The Business Council of the Shanghai Cooperation Organization is one of the SCO’s core structures, which facilitates interaction between governments and business communities. Its task is to develop projects of economic cooperation between SCO member states. The Council’s Executive Secretary Sergey Kanavsky told an InfoSHOS correspondent about its current activities.
Q.: The SCO Business Council facilitates implementation of business projects aimed at development of economic cooperation within the SCO. How is it done in practice and what has it achieved?
A.: The Business Council is in fact an association of businessmen, chambers of commerce and industry and organizations of small and medium-sized businesses as the most active members of the SCO business community. Projects supported by the Business Council and areas of cooperation defined as priorities depend on the goals set at SCO summits by heads of state and government.
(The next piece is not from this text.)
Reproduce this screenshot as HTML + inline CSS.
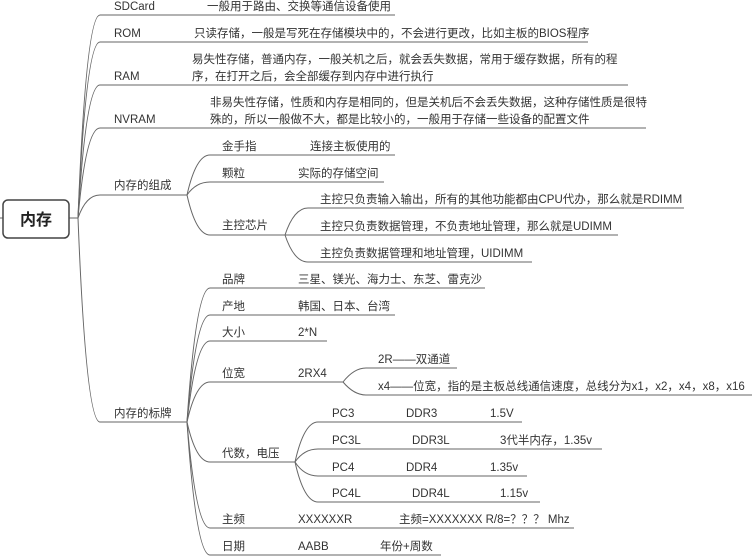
<!DOCTYPE html>
<html><head><meta charset="utf-8"><style>
html,body{margin:0;padding:0;background:#fff;}
svg{display:block;}
text{font-family:"Liberation Sans","Noto Sans CJK SC",sans-serif;font-size:11.5px;fill:#333;}
</style></head><body>
<svg width="754" height="557" viewBox="0 0 754 557" xmlns="http://www.w3.org/2000/svg">
<g fill="none" stroke="#666" stroke-width="1">
<line x1="0" y1="218" x2="3" y2="218"/>
<line x1="69" y1="218" x2="78" y2="218"/>
<!-- level1 -->
<path d="M78 218 Q86 15 100 15 L395 15"/>
<path d="M78 218 Q86 42 100 42 L588 42"/>
<path d="M78 218 Q86 85 100 85 L628 85"/>
<path d="M78 218 Q86 128 100 128 L646 128"/>
<path d="M78 218 Q86 195 100 195 L187 195"/>
<path d="M78 218 Q86 422 100 422 L187 422"/>
<!-- 组成 -->
<path d="M187 195 Q196 155 210 155 L395 155"/>
<path d="M187 195 Q196 182 210 182 L384 182"/>
<path d="M187 195 Q196 235 210 235 L285 235"/>
<path d="M285 235 Q294 208 308 208 L684 208"/>
<path d="M285 235 L618 235"/>
<path d="M285 235 Q294 262 308 262 L532 262"/>
<!-- 标牌 -->
<path d="M187 422 Q196 288 210 288 L485 288"/>
<path d="M187 422 Q196 315 210 315 L395 315"/>
<path d="M187 422 Q196 341 210 341 L327 341"/>
<path d="M187 422 Q196 382 210 382 L343 382"/>
<path d="M187 422 Q196 462 210 462 L295 462"/>
<path d="M187 422 Q196 528 210 528 L574 528"/>
<path d="M187 422 Q196 555 210 555 L441 555"/>
<path d="M343 382 Q354 368 366 368 L457 368"/>
<path d="M343 382 Q354 395 366 395 L752 395"/>
<path d="M295 462 Q304 422 318 422 L522 422"/>
<path d="M295 462 Q304 449 318 449 L602 449"/>
<path d="M295 462 Q304 476 318 476 L527 476"/>
<path d="M295 462 Q304 502 318 502 L540 502"/>
</g>
<rect x="3" y="200" width="66" height="38" rx="5" fill="#fff" stroke="#444" stroke-width="1.5"/>
<text x="36" y="225" text-anchor="middle" style="font-size:16px;font-weight:bold;fill:#222">内存</text>

<text x="114" y="10">SDCard</text><text x="207" y="10">一般用于路由、交换等通信设备使用</text>
<text x="114" y="37">ROM</text><text x="194" y="37">只读存储，一般是写死在存储模块中的，不会进行更改，比如主板的BIOS程序</text>
<text x="114" y="80">RAM</text><text x="192" y="63">易失性存储，普通内存，一般关机之后，就会丢失数据，常用于缓存数据，所有的程</text><text x="192" y="80">序，在打开之后，会全部缓存到内存中进行执行</text>
<text x="114" y="123">NVRAM</text><text x="210" y="106">非易失性存储，性质和内存是相同的，但是关机后不会丢失数据，这种存储性质是很特</text><text x="210" y="123">殊的，所以一般做不大，都是比较小的，一般用于存储一些设备的配置文件</text>
<text x="114" y="189">内存的组成</text>
<text x="222" y="150">金手指</text><text x="310" y="150">连接主板使用的</text>
<text x="222" y="177">颗粒</text><text x="298" y="177">实际的存储空间</text>
<text x="222" y="229">主控芯片</text>
<text x="320" y="203">主控只负责输入输出，所有的其他功能都由CPU代办，那么就是RDIMM</text>
<text x="320" y="230">主控只负责数据管理，不负责地址管理，那么就是UDIMM</text>
<text x="320" y="257">主控负责数据管理和地址管理，UIDIMM</text>
<text x="114" y="417">内存的标牌</text>
<text x="222" y="283">品牌</text><text x="298" y="283">三星、镁光、海力士、东芝、雷克沙</text>
<text x="222" y="310">产地</text><text x="298" y="310">韩国、日本、台湾</text>
<text x="222" y="336">大小</text><text x="298" y="336">2*N</text>
<text x="222" y="377">位宽</text><text x="298" y="377">2RX4</text>
<text x="378" y="363">2R——双通道</text>
<text x="378" y="390">x4——位宽，指的是主板总线通信速度，总线分为x1，x2，x4，x8，x16</text>
<text x="222" y="457">代数，电压</text>
<text x="332" y="417">PC3</text><text x="406" y="417">DDR3</text><text x="490" y="417">1.5V</text>
<text x="332" y="444">PC3L</text><text x="412" y="444">DDR3L</text><text x="500" y="444">3代半内存，1.35v</text>
<text x="332" y="471">PC4</text><text x="406" y="471">DDR4</text><text x="490" y="471">1.35v</text>
<text x="332" y="497">PC4L</text><text x="412" y="497">DDR4L</text><text x="500" y="497">1.15v</text>
<text x="222" y="523">主频</text><text x="298" y="523">XXXXXXR</text><text x="399" y="523">主频=XXXXXXX R/8=？？？ Mhz</text>
<text x="222" y="550">日期</text><text x="298" y="550">AABB</text><text x="380" y="550">年份+周数</text>
</svg>
</body></html>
This combination of business interests and government strategies yields an impressive result.
In practical activities, we rely on the professionalism and authority of heads of the national parts of the Business Council, as this guarantees the efficiency of our structure today and in the future.
Q.: What areas of cooperation have produced the most successful results? Which are considered to be a priority?
A.: Our priorities are determined by documents prepared as part of the SCO’s activities, at meetings of heads of state and government and ministers of economy.
Economy is the main focus area for the Business Council, but it is not the only one. Lately, we have been addressing humanitarian cooperation, as well as culture and sports. In the economy, priority tasks for the Business Council are promotion of trade, especially electronic trade, construction and modernization of infrastructure, transport and logistic projects, high tech, agriculture and healthcare. These are the spheres that currently attract the highest interest.
Q.: What projects has the Business Council implemented in the past year?
A.: Our projects are aimed at building a system of business communications, assisting businesses, developing tools for cooperation. For example, creation of joint trade and exhibition centers. With support from the Business Council, exhibition centers in Russia, China and Kazakhstan managed to find a common ground and establish cooperation. Another telling example is the development of a new system for interaction between electronic trading platforms. We also have infrastructure projects, such as building a system of industrial parks. China is very proactive in this area.
With the Business Council’s coordination, Russian, Kazakh and Kyrgyz agricultural producers have begun cooperating in numerous areas, from construction of greenhouses to production of biomaterials.
The Business Council is building a comprehensive system of interaction within the SCO, which is ever growing and improving, acquiring new meanings. None of the projects we announce is put on backburner, we are working actively on all of them.
Q.: How do you develop relations with SCO observers and dialog partners?
A.: The Shanghai Cooperation Organization is a new type of structure, which equally takes into account interests of all of its members. Countries that are now part of the SCO as observers and dialog partners, are attentively watching its activities. They see it as an opportunity to establish new relations, first of all, in business. We actively cooperate with partners from Iran, Belarus, Turkey and Sri Lanka. There are interesting proposals from Azerbaijan, Armenia and Mongolia.
We have very good contacts not only with observers and dialog partners, but also with many non-SCO regions, which are also interested in cooperation. For example, numerous events of our business program attract such Southeast Asian countries as Singapore, Malaysia and the Philippines. They try to use these opportunities to establish economic partnerships with SCO member states.
Q.: How does the Business Council work with the SCO Inter-Bank Association?
A.: Both structures were established in 2006, following the decisions made at the SCO summit in Shanghai. Today we are actively cooperating, building a common system of interaction and support for businesses based on agreements signed between us. The Business Council selects and prepares economic projects, while the Inter-Bank Association resolves issues related to financing. We interact regularly via joint expert sessions and joint high-profile events – joint meetings of the Council and the Association.
A.: At the Astana summit, India and Pakistan will become full members of the SCO. What do you think about the opportunities of economic cooperation now that there will be eight full members?
A.: These countries have had the status of observers until now, so we have been in regular contact with their business structures. Now these contacts will reach a brand new level. Their representatives will have all the rights to participate not only in the work of the Business Council, but also in the work of other SCO structures – meetings of ministers of economy and foreign trade.
These countries know well many of our joint initiatives – their representatives took part in many events of the SCO’s economic agenda. We hope that the new status will open additional opportunities for India and Pakistan.
Q.: What are the Business Council’s plans for the near term?
A.: Our goal is to create optimal conditions for joint implementation of projects. To achieve this, we find sources of financing, encourage business initiatives, shape innovative segments, expand the geography and areas where work. Interest in cooperation with SCO member states is growing all over the world. And this is not a coincidence: the SCO economic space is a great place for putting in effort and achieving success in a whole range of areas.